An Iran deal could quickly put more barrels on the market than the Saudi-led and Russia-assisted OPEC+ alliance of oil producers would like. Interestingly, while Iran remains a key member of OPEC, it has been treated as a virtual outsider by the Saudis during the past three years of the “maximum pressure” campaign applied by the Trump administration on Tehran. Iran, therefore, owes nothing to the Saudis in helping keep in place OPEC’s output cuts deal that accounts for a $10-$15 premium in current oil prices.
Be that as it may, Iran is unlikely to be able to flood the world market with oil in the near term. Global inventories of oil have drawn down sharply in recent months, evidenced by the so-called backwardation in crude prices, where the spot contract trades at a premium to nearby months on the complex.

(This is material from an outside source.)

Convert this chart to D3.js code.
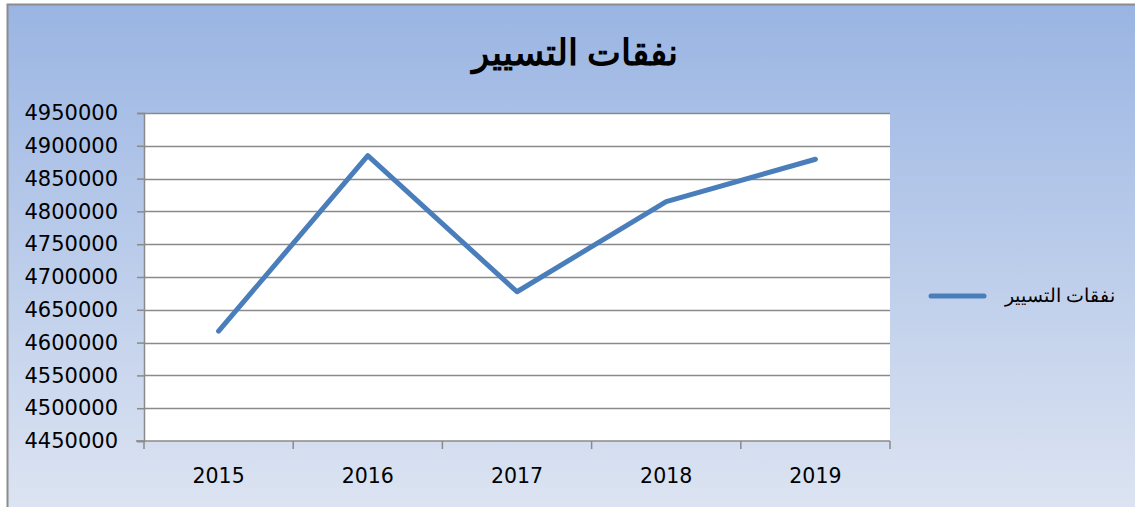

And U.S. shale oil exports are still struggling to regain the momentum of higher output after months of rig additions. One key reason, there is no surplus of U.S. oil overfilling tanks now as roaring demand from China means it is importing almost all of that oil.
But Iran’s return to the market could still pose troubles for oil bulls. Iran’s production peaked at around 4.0 million bpd before the exports clampdown by President Trump. What’s important to note though is that the Mullahs do not have to put that much oil back on the market. The very announcement that nuclear talks with Iran are on could be a trigger for a near-term selloff in crude. How persistent the pressure will be depends on the timetable set for Iran’s ratification of U.S. conditions for its return to the market.
The oil rally has had few pauses since November. Often, a trigger is needed to set the market sharply back. Remember the tech stocks plunge in November amid the cyclical reset sparked by the breakthrough in vaccines? Oil needs something like that if its direction is to change. Iran could be it, or if not, something else.
Amid the overwhelmingly bullish voices now in oil, two stood out against the crowd in recent days.
Mike Muller, the head of Vitol’s Asian operations, said in an interview with Dubai-based consultant Gulf Intelligence that oil was “getting ahead of itself in terms of a post-vaccine euphoria,”
Gunvor Chief Executive Officer Torbjorn Tornqvist said on Friday he is skeptical, for now, of gains far beyond $60 a barrel because that might trigger an avalanche of shuttered supply.
As with all projections, we urge you to consider these, but to also use your own judgement—tempered with fundamentals and technicals—to proceed in the way that works best for you.
Disclaimer: Barani Krishnan does not own or hold a position in the commodities or securities he writes about. As an analyst for Investing.com he presents divergent views and market variables.